Laura is kind of throwing the booze back at this point.
Spoiler alert: In the not distant future, we’ll hear Laura aver that she’s only had two drinks in 27 years. Well, I suppose this qualifies as one BIG drink.
“It certainly is,” Steele continues.
Your colleagues don’t remember that case, Mr. Steele. He presses on: “For ballistic tests conducted several days later proved that the path of the bullet began INSIDE the industrialist’s chest and traveled outwards.”
NOW Alan is impressed. “The bullet travelled from his insides-out?”
“And since it is essential that a suspect be placed at the scene of the crime, and since it is difficult if not impossible to prove that someone fired the fatal shot from INSIDE the man’s chest …”
Laura is feeling woozy. “I think I’ve had too much to drink.”
“Yes, I would call that a best murder,” the detective concludes.

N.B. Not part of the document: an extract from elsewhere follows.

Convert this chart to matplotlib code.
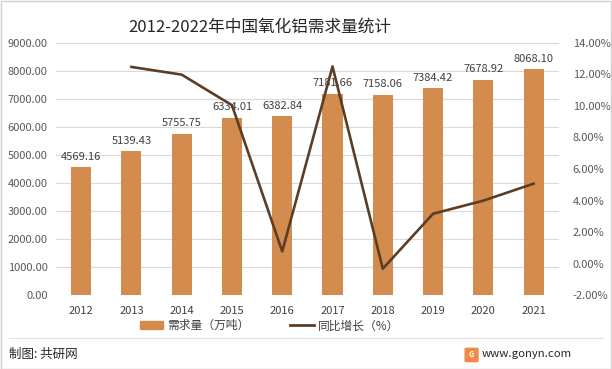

Murphy doesn’t think he’s had ENOUGH to drink.
Easily remedied, Murph!
“That is incredible,” Alan says.
“That’s Incredible!” was a 1980 “reality” series hosted by John Davidson, Cathy Lee Crosby and Fran Tarkenton (!). It was a spin-off from “Real People.”
Now Alan wants the answer to this perplexing case.
“The answer …”
Yes, Mr. Steele?
“The answer. Well, it seems to me that a great murder, like a great wine, should be savored.”

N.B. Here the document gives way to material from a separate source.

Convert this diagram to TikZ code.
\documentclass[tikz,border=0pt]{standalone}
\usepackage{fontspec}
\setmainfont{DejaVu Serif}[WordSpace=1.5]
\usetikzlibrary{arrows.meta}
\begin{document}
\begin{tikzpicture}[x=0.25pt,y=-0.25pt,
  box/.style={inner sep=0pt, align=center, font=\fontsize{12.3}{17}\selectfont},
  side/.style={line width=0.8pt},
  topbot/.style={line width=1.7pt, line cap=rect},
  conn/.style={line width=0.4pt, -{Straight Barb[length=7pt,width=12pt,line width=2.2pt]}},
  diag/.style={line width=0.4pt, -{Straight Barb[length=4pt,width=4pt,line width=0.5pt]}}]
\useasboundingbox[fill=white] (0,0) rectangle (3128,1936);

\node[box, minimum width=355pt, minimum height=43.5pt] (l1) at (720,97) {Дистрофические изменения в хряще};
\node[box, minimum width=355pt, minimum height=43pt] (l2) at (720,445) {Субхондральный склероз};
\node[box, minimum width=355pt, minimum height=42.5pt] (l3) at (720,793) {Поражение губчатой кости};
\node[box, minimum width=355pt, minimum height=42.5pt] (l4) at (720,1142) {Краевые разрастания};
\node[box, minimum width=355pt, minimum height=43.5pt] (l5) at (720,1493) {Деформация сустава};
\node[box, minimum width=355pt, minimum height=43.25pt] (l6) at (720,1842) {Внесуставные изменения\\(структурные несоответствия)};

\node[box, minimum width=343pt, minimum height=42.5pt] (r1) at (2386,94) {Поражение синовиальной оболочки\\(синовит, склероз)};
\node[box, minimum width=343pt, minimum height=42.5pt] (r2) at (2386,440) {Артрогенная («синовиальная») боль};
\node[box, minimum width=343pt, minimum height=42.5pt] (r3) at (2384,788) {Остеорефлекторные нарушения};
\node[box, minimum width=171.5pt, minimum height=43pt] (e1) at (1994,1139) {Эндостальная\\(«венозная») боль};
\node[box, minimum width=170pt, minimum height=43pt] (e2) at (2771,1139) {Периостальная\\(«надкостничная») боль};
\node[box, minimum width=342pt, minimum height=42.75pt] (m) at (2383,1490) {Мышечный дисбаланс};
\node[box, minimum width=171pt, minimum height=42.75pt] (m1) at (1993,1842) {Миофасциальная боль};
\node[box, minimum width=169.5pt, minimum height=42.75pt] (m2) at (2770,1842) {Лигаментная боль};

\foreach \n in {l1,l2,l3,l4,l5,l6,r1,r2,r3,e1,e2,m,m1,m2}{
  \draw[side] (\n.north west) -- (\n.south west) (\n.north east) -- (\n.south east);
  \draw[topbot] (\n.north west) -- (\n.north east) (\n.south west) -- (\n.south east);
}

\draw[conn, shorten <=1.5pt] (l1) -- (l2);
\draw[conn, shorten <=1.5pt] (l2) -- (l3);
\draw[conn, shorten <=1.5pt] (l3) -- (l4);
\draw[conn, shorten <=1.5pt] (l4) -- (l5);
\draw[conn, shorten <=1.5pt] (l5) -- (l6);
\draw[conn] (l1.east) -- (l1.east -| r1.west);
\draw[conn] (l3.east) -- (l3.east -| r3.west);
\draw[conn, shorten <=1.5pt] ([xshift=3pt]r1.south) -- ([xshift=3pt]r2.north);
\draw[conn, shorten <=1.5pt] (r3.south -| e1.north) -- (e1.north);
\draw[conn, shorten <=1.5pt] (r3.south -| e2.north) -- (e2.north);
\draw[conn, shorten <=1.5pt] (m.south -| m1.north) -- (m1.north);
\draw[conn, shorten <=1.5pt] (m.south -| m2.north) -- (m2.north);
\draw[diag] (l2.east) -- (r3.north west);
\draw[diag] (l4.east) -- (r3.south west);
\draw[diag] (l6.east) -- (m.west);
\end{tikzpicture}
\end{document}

Uh-huh. Some wines take decades to mature into “great.” Is this like one of those, Mr. Steele?
“Take the night – or the weekend for that matter.”
“Allow it to sink into your thoughts, invade your dreams. Consider it. Ponder it.”

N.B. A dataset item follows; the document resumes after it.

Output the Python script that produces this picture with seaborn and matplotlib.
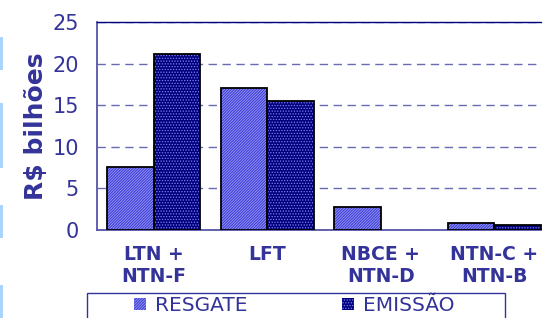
import matplotlib
matplotlib.use("Agg")
import matplotlib.pyplot as plt
from matplotlib.patches import Rectangle, Patch
import numpy as np
import pandas as pd
import seaborn as sns

# values read off the reference (R$ billions)
categorias = ["LTN +\nNTN-F", "LFT", "NBCE +\nNTN-D", "NTN-C +\nNTN-B"]
resgate = [7.6, 17.1, 2.8, 0.9]
emissao = [21.2, 15.5, 0.0, 0.6]
series = ["RESGATE", "EMISSÃO"]

TXT = "#333399"
AXC = "#5555aa"
FILL = {"RESGATE": "#4040d4", "EMISSÃO": "#00007e"}
HATCH = {"RESGATE": ("/" * 12, "#9898f8"), "EMISSÃO": ("." * 6, "#8080f0")}

sns.set_style("white")
plt.rcParams["font.family"] = ["DejaVu Sans"]
plt.rcParams["hatch.linewidth"] = 0.6

df = pd.DataFrame({
    "titulo": categorias * 2,
    "valor": resgate + emissao,
    "tipo": [series[0]] * len(categorias) + [series[1]] * len(categorias),
})

fig = plt.figure(figsize=(5.42, 3.18), dpi=100)
ax = fig.add_axes([97 / 542, 88 / 318, 454 / 542, 208 / 318])

sns.barplot(data=df, x="titulo", y="valor", hue="tipo", hue_order=series,
            palette=[FILL[s] for s in series], saturation=1, width=0.82, gap=0,
            linewidth=0, legend=False, ax=ax, zorder=3)

n = len(categorias)
for i, p in enumerate(ax.patches[:2 * n]):
    s = series[i // n]
    p.set_hatch(HATCH[s][0])
    p.set_edgecolor(HATCH[s][1])
    p.set_linewidth(0)
    if p.get_height() > 0:
        ax.add_patch(Rectangle(p.get_xy(), p.get_width(), p.get_height(),
                               fill=False, edgecolor="black", lw=1.3, zorder=4))

ax.set_xlim(-0.5, n - 0.5)
ax.set_ylim(0, 25)
ax.set_yticks(np.arange(0, 26, 5))
ax.yaxis.grid(True, color="#6a6ab4", lw=1.0, ls=(0, (6, 4)), zorder=0)
ax.set_axisbelow(True)

ax.set_xticks(np.arange(-0.5, n, 1.0))
ax.set_xticklabels([])
ax.set_xticks(np.arange(n), minor=True)
ax.set_xticklabels(categorias, minor=True, fontsize=13.5, fontweight="bold",
                   color=TXT, linespacing=1.15)
ax.tick_params(axis="x", which="major", length=5, width=1, color=AXC, direction="out")
ax.tick_params(axis="x", which="minor", length=0, pad=11)
ax.tick_params(axis="y", length=5, width=1, color=AXC, direction="out",
               labelsize=15, labelcolor=TXT, pad=8)
ax.set_xlabel("")
ax.set_ylabel("R$ bilhões", fontsize=18, fontweight="bold", color=TXT, labelpad=3)

for side in ["left", "bottom"]:
    ax.spines[side].set_color(AXC)
    ax.spines[side].set_linewidth(1.3)
ax.spines["top"].set_color("#00007e")
ax.spines["top"].set_linewidth(1.0)
ax.spines["right"].set_visible(False)

handles = [Patch(facecolor=FILL[s], edgecolor=HATCH[s][1], hatch=HATCH[s][0]) for s in series]
leg = fig.legend(handles, series, loc="upper left", bbox_to_anchor=(134 / 542, 1 - 296 / 318),
                 ncol=2, frameon=False, fontsize=14.5, handlelength=0.6, handleheight=0.6,
                 handletextpad=0.45, columnspacing=4.7, borderaxespad=0, borderpad=0)
for t in leg.get_texts():
    t.set_color(TXT)
for h in leg.legend_handles:
    h.set_linewidth(0)

# legend box and the slide's light strips on the left edge
fig.patches.append(Rectangle((87 / 542, -0.05), 418 / 542, 0.05 + 25 / 318,
                             transform=fig.transFigure, fill=False, edgecolor=TXT, lw=1))
for y0, y1 in [(37, 70), (103, 168), (205, 238), (285, 318)]:
    fig.patches.append(Rectangle((0, 1 - y1 / 318), 3 / 542, (y1 - y0) / 318,
                                 transform=fig.transFigure, color="#a8d4ff", lw=0))

fig.savefig("out.png", dpi=100)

“And then, if the answer is not obvious to you …”
He trails off and sits down next to Laura.
“I’m very glad you came, Mr. Steele,” Alan smiles. “You’re going to add a great deal to this weekend.”
“That’s our Mr. Steele. The life of the party.” Have you ever partied with Mr. Steele, Laura? Have you ever partied with anyone?
Yes. She has.
Steele gives her an affectionate pat on the back. A little proprietary, sir. Much like Alan earlier. Is this shaping up to be a macho contest, with Laura as the “prize”?
Alan’s suddenly ready to go to bed and “ponder” (Is that what the kids are calling it these days?)
He and the crowd get up to leave.
Mr. Steele sticks close to Laura. Perhaps he figures they’ll bunk together?
Strangely, Carl and Alan linger behind. I thought you were tired, Alan.
Laura and Steele also dawdle. Mr. Steele seems to be casing the joint. The delay allows Laura to make a move on her boss.
She grabs him and pushes him up against a pillar. To ravish him? He seems amenable.
Alas, no. To snarl at him. “The bullet traveled from INSIDE his body OUT?”
I don’t think she buys your story, Mr. S!
“Fascinating, isn’t it?”
This guy seems to think so.
“What movie is it from?” Laura demands. Oh, she knows you so well. Or at least she thinks she does!
Steele is wounded. “Laura. Do you I’d risk embarrassing you in front of all your friends by stealing a murder from a movie? What if someone else had seen it?”
Yep. He made it up.
Before Laura can congratulate him on his cleverness tell him what a fool he is, an argument breaks out downstairs.
“It’s a question of honor, Alan,” OOG is growling at their host. “You made promises. You didn’t keep them!”
“Carl, you were MEANT to be used. You ask for it. You’d be disappointed if someone like me DIDN’T take advantage of you.”
Well, gee. That’s not very nice. Apparently Alan doesn’t know about Carl’s killer instincts!
The rest of the Scooby gang has reassembled at the top of the stairs to watch the show.
Everybody loves a good drama.
Laura and Steele eyeball the crowd. Isn’t it cute how they act in unison? Meanwhile, at the bottom of the stairs…
“Four years is a lot of time to wait for restitution, Alan. A lot of anger builds up. So don’t push me!” Carl heads for the stairs.
Well. That went well, don’t you think?